To do: Identify and copy all lines of the material where the string "code" is found.

Provided entries:
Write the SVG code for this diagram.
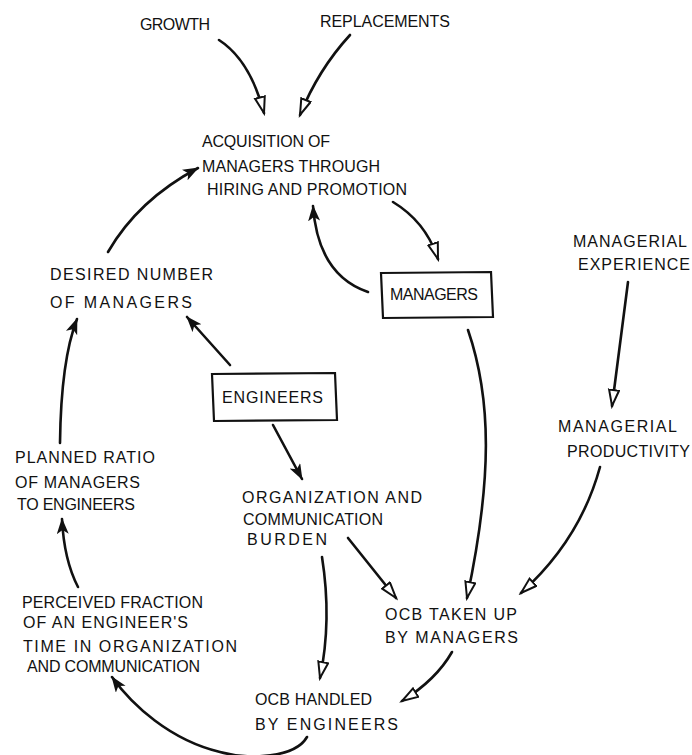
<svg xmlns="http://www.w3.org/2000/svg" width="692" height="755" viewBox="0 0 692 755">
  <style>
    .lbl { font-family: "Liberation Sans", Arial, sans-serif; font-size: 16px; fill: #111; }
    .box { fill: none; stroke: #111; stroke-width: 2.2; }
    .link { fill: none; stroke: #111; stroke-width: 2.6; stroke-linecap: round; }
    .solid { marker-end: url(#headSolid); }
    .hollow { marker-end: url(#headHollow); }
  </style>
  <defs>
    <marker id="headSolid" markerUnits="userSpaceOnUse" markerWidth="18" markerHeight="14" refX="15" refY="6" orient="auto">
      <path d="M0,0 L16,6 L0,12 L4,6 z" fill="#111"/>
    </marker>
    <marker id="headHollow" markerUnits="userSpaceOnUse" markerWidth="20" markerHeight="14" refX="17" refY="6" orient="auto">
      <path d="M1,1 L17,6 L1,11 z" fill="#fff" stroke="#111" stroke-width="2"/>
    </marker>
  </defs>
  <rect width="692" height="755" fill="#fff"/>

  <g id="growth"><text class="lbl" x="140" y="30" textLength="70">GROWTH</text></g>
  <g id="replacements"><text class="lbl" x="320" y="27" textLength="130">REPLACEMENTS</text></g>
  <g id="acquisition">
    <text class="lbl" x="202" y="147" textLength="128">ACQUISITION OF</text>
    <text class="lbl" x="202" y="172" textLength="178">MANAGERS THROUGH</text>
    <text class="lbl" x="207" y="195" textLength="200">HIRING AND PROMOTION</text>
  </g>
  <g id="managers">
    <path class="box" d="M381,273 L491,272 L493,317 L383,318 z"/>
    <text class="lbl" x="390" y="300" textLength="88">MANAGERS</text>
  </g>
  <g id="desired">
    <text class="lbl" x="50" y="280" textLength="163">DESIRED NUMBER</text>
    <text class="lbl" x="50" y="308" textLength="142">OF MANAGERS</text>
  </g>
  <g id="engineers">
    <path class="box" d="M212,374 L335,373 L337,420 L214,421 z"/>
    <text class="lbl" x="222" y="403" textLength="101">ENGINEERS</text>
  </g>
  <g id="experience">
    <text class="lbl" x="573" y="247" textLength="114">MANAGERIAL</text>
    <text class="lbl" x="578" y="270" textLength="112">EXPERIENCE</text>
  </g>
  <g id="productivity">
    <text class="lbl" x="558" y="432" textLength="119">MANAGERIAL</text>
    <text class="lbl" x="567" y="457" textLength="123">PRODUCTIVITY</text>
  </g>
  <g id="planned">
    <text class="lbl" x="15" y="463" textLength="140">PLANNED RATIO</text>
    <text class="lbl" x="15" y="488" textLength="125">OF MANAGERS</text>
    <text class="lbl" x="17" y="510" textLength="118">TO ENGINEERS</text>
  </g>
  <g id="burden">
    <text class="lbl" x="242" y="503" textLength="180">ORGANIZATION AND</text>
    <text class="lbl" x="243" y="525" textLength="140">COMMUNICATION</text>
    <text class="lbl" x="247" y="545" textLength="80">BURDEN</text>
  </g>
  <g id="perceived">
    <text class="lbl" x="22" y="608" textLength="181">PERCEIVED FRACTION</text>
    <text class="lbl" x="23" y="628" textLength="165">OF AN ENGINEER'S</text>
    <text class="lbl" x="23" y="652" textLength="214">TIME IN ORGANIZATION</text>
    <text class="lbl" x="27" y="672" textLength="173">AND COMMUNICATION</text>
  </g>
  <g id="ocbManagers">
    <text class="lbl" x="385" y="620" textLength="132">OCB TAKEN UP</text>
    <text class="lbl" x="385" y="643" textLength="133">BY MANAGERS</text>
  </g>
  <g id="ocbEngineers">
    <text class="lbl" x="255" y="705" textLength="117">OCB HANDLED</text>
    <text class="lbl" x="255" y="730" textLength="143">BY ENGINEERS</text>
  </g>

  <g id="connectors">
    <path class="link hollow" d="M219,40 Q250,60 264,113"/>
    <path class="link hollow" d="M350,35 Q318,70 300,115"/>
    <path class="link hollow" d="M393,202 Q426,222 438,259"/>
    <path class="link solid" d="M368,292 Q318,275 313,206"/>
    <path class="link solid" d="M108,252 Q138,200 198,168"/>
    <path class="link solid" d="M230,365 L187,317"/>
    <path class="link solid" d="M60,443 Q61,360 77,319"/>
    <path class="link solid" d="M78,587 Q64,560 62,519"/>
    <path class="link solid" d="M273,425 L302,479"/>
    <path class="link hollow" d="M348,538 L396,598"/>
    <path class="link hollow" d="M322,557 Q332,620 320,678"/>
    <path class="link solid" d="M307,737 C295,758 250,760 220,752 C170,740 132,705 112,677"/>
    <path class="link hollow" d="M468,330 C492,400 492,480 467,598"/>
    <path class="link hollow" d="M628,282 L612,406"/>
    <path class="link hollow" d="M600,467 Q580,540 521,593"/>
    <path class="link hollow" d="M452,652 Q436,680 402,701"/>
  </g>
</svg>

==

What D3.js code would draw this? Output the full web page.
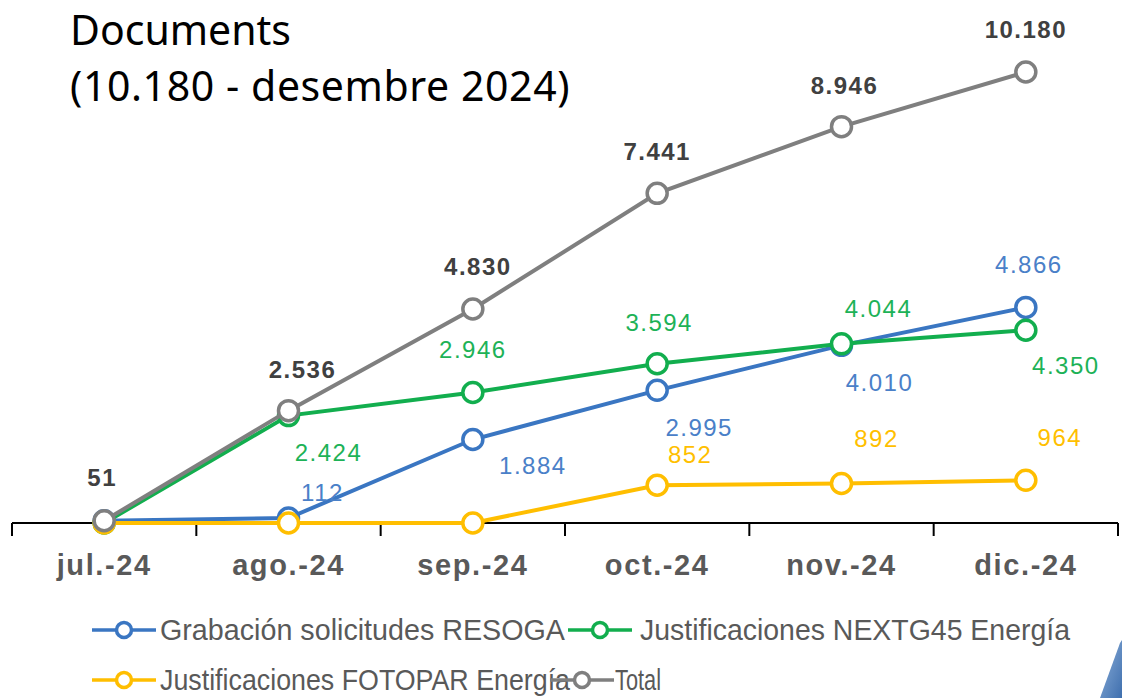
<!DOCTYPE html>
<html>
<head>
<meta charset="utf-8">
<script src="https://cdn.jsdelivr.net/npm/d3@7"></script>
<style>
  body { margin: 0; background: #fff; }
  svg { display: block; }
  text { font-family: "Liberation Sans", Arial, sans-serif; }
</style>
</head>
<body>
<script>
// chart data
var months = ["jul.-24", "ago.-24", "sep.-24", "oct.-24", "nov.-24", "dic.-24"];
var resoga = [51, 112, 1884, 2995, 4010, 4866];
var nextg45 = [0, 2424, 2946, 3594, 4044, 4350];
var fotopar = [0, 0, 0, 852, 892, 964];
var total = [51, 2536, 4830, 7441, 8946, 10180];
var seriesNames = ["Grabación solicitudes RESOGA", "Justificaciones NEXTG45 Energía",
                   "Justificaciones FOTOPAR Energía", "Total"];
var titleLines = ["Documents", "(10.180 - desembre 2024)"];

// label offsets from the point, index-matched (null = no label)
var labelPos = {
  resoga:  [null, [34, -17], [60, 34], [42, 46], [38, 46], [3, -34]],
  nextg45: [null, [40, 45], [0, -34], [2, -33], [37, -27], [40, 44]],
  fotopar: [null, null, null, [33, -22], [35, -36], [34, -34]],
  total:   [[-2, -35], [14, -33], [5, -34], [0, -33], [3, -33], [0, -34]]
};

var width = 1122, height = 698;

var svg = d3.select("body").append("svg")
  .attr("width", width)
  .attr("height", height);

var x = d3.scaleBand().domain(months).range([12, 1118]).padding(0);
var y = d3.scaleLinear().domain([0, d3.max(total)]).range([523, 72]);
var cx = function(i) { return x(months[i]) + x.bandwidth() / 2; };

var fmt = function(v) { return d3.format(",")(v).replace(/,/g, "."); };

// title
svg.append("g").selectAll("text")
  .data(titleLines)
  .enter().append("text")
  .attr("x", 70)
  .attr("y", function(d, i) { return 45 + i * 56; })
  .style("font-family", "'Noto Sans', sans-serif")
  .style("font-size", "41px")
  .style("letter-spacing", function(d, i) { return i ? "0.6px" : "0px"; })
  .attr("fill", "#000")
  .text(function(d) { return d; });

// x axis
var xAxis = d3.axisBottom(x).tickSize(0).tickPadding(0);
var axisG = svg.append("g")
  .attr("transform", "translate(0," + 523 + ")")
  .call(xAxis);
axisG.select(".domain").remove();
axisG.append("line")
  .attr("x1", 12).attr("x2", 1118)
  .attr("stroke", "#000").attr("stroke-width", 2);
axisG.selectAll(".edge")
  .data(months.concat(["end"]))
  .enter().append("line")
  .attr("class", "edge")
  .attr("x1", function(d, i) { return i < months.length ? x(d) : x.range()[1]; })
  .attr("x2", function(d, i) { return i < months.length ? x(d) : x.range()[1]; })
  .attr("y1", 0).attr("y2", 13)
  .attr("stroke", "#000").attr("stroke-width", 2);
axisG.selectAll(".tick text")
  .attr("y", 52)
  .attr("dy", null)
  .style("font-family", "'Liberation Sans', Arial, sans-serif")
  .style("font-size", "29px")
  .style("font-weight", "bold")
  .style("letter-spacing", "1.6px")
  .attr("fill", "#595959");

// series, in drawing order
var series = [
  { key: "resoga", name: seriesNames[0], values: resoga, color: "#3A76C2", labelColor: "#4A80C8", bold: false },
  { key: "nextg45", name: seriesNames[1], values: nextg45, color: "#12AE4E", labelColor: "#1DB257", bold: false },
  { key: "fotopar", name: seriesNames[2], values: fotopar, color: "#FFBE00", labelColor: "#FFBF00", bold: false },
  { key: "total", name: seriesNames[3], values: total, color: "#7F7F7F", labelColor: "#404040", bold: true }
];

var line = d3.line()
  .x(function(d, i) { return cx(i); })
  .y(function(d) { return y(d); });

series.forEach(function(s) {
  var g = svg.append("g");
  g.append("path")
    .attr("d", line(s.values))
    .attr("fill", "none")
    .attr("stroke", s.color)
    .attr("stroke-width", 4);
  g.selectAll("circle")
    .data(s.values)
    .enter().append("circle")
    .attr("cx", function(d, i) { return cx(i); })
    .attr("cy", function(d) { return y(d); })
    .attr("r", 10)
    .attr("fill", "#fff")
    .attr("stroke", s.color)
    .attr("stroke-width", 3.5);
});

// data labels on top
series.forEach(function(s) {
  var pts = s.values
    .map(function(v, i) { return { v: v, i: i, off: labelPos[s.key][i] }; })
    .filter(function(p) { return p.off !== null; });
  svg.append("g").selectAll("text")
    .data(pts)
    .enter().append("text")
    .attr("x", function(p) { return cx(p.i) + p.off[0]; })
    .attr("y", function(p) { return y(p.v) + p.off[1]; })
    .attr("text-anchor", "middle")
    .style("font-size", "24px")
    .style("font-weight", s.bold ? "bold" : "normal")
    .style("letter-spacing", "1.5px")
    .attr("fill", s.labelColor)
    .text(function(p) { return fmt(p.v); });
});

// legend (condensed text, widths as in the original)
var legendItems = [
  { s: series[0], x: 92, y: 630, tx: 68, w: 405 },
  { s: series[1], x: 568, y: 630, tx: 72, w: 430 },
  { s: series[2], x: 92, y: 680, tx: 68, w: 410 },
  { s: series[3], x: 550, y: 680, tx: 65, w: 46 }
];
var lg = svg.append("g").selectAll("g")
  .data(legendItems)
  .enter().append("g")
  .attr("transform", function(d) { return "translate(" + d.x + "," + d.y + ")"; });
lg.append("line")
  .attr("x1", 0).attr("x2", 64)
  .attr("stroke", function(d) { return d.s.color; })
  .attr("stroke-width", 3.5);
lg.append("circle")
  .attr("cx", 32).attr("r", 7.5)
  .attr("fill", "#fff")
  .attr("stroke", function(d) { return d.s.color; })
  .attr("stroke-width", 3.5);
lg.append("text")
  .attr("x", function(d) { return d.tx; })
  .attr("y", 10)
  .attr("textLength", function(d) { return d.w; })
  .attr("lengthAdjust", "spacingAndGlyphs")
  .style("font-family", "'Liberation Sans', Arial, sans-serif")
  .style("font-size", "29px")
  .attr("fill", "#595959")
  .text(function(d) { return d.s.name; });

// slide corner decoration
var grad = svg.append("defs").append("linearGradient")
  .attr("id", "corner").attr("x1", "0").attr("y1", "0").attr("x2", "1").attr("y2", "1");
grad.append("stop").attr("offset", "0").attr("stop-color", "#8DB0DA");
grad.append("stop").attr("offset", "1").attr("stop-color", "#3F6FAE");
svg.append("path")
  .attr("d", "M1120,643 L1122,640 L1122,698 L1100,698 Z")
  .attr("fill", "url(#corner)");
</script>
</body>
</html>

--

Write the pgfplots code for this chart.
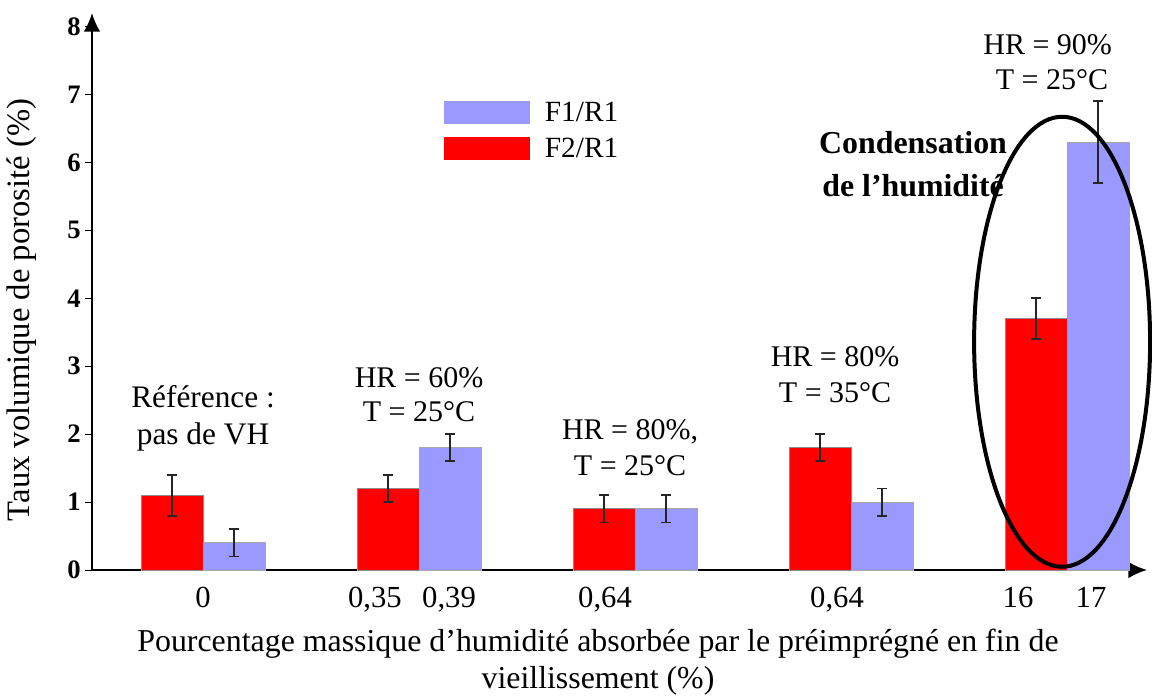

Task response:
Write the SVG code for this diagram.
What D3.js code would draw this? Output the full web page.
Write the pgfplots code for this chart.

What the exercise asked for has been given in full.